§ **Work required**
Extract every line that includes the string "document".

● ● ● ● ●

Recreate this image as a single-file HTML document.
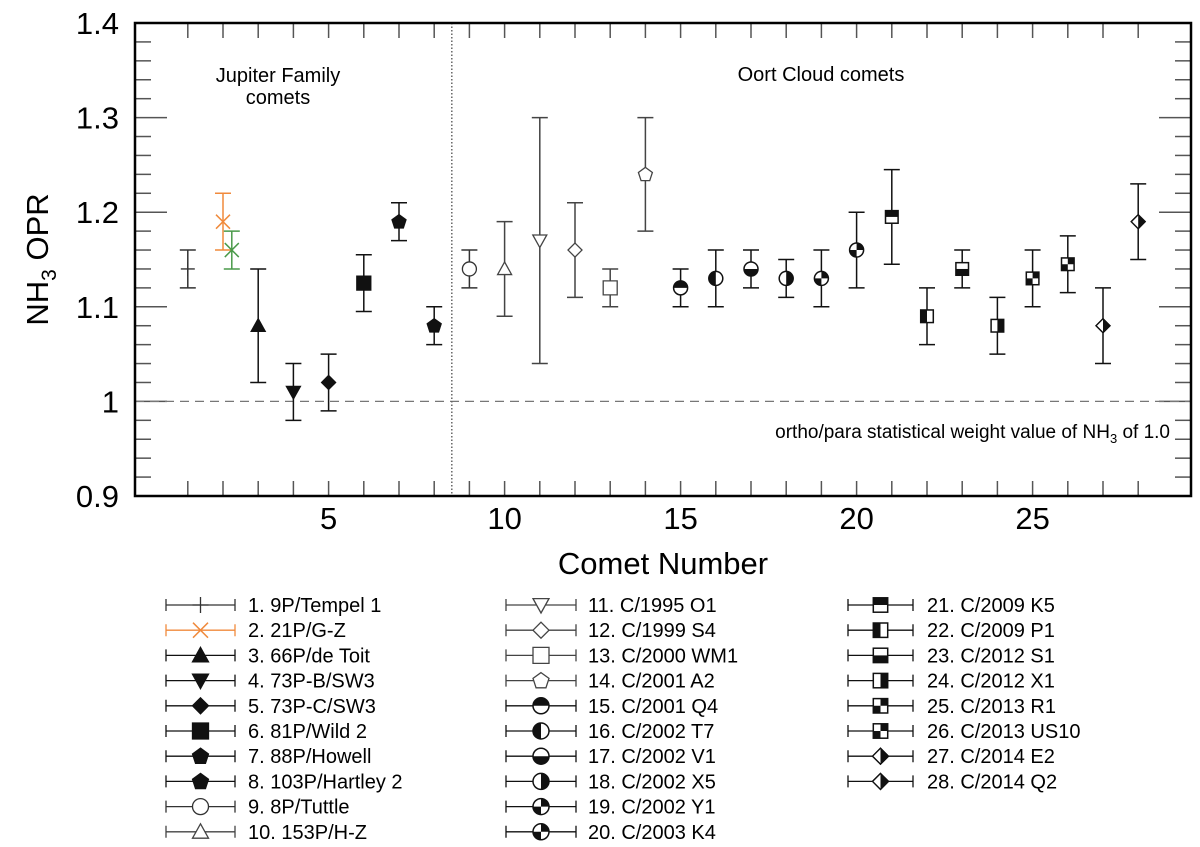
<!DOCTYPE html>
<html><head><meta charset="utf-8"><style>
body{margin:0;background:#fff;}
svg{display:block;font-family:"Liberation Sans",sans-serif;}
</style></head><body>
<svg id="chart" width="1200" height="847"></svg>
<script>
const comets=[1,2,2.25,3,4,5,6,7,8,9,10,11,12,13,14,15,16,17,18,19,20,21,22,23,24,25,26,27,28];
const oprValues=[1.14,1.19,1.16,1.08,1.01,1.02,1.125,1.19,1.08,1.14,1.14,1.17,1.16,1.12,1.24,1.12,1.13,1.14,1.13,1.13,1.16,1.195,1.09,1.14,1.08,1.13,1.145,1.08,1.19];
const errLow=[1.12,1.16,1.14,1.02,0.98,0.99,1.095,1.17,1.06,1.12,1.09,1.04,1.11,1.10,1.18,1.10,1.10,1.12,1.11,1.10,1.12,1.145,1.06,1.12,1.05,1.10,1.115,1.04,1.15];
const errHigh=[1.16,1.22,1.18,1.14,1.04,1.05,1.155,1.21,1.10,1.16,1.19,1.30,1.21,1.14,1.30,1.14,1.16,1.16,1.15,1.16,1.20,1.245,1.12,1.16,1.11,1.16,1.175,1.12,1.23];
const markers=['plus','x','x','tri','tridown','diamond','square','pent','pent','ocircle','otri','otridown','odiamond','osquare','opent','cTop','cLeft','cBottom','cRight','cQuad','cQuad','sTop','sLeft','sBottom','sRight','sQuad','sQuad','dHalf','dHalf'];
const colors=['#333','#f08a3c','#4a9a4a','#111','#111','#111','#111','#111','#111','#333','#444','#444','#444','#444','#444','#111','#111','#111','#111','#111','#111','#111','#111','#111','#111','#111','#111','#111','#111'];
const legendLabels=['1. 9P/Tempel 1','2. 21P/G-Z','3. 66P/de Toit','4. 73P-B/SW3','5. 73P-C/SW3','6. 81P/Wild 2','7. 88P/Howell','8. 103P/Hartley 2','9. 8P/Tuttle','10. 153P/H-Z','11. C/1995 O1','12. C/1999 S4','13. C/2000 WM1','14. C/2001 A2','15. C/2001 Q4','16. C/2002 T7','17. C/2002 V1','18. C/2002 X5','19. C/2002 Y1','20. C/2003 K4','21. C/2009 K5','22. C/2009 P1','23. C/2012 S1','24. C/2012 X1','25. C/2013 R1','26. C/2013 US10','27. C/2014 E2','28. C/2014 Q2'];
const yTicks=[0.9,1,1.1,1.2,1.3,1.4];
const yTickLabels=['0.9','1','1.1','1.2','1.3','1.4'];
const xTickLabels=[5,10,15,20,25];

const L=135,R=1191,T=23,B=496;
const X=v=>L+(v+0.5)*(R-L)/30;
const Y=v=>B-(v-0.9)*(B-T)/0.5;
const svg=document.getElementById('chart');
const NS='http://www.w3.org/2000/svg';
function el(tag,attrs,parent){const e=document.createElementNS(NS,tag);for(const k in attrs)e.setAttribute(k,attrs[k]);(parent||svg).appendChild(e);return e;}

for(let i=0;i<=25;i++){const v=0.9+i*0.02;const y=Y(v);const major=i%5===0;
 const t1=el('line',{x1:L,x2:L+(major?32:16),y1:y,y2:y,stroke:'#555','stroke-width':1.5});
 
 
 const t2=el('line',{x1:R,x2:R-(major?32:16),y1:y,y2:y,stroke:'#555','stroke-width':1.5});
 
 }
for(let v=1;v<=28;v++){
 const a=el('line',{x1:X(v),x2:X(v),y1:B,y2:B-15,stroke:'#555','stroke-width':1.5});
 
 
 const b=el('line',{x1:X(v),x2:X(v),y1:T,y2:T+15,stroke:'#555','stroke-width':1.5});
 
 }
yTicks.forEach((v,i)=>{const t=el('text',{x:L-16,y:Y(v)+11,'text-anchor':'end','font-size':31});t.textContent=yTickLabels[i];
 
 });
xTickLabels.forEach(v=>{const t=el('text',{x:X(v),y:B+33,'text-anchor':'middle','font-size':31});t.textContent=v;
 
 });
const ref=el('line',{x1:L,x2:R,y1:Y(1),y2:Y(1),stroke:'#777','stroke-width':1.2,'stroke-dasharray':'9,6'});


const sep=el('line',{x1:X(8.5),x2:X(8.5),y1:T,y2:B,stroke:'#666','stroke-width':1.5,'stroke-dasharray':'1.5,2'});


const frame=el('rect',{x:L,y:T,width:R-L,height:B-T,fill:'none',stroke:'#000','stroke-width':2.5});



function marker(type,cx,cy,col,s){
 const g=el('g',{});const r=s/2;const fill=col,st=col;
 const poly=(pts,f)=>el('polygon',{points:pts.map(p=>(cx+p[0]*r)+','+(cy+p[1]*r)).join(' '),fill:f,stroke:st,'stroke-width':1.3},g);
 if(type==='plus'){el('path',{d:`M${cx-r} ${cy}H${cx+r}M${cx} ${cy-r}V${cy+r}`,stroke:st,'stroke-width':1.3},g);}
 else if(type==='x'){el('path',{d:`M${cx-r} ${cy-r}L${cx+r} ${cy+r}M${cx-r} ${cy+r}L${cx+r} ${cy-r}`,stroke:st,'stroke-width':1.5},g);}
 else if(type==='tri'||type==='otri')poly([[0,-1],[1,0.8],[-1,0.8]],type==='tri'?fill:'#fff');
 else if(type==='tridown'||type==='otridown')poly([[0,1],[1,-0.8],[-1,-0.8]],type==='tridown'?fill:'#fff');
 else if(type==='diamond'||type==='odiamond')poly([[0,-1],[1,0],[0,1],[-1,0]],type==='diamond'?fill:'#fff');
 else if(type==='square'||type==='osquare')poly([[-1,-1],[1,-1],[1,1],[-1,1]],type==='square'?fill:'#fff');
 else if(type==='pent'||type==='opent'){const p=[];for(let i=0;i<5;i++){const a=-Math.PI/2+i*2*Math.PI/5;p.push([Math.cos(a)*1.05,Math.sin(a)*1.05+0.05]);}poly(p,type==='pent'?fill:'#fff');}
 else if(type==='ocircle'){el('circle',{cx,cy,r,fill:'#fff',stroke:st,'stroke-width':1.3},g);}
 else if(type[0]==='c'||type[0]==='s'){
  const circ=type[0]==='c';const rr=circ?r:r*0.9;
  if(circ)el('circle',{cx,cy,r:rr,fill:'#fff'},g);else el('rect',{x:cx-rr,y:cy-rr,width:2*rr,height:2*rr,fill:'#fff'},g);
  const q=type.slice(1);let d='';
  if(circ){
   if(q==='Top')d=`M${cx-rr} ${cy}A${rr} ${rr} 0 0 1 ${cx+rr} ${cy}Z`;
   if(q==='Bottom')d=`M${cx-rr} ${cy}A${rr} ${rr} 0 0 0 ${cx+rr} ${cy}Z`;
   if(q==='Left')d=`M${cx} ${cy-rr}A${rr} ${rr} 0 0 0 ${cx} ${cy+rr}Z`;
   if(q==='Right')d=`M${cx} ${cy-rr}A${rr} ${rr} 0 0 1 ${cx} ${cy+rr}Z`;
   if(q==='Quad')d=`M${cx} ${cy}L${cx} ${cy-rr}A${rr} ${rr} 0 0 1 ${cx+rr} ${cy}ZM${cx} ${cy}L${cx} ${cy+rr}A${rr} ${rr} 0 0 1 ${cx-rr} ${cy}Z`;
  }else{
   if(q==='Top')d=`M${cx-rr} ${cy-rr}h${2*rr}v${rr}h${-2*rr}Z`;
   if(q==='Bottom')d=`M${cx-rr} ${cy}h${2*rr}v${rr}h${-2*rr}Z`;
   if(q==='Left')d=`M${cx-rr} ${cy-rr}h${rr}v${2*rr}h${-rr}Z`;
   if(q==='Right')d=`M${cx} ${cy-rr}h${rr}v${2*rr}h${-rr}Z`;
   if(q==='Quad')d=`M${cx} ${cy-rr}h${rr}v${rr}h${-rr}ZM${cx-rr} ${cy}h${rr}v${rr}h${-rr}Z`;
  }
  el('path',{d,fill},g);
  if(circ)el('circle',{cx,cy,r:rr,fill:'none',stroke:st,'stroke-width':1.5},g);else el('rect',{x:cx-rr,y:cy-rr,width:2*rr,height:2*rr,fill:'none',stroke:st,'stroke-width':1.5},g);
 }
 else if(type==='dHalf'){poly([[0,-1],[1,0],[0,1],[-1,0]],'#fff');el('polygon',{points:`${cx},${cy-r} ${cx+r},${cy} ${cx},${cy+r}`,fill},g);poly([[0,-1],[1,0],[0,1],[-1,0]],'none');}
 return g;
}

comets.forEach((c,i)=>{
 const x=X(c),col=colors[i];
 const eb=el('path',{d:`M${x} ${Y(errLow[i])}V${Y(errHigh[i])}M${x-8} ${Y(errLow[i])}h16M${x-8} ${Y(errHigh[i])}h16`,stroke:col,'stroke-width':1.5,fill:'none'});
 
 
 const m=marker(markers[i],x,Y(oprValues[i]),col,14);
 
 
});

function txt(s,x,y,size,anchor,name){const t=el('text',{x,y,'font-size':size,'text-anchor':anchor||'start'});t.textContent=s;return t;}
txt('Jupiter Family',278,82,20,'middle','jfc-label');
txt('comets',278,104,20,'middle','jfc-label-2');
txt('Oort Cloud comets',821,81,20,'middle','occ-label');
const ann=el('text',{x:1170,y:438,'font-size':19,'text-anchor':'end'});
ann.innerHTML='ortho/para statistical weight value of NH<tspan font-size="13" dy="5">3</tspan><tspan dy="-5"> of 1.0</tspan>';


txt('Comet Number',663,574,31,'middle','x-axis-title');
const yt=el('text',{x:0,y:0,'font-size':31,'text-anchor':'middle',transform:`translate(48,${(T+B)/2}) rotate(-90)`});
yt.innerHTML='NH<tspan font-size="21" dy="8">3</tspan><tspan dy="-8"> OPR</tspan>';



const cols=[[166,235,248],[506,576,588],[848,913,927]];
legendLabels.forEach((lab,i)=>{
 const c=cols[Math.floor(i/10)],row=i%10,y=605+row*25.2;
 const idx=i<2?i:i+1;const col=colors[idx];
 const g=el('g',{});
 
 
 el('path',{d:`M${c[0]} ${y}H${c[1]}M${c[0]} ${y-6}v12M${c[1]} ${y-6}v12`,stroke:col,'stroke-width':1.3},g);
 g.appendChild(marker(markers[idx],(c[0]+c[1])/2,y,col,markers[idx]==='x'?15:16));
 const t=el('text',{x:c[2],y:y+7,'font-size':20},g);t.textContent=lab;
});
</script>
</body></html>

● ● ● ● ●

§ **Answer to this exercise**
Recreate this image as a single-file HTML document.
const svg=document.getElementById('chart');
function el(tag,attrs,parent){const e=document.createElementNS(NS,tag);for(const k in attrs)e.setAttribute(k,attrs[k]);(parent||svg).appendChild(e);return e;}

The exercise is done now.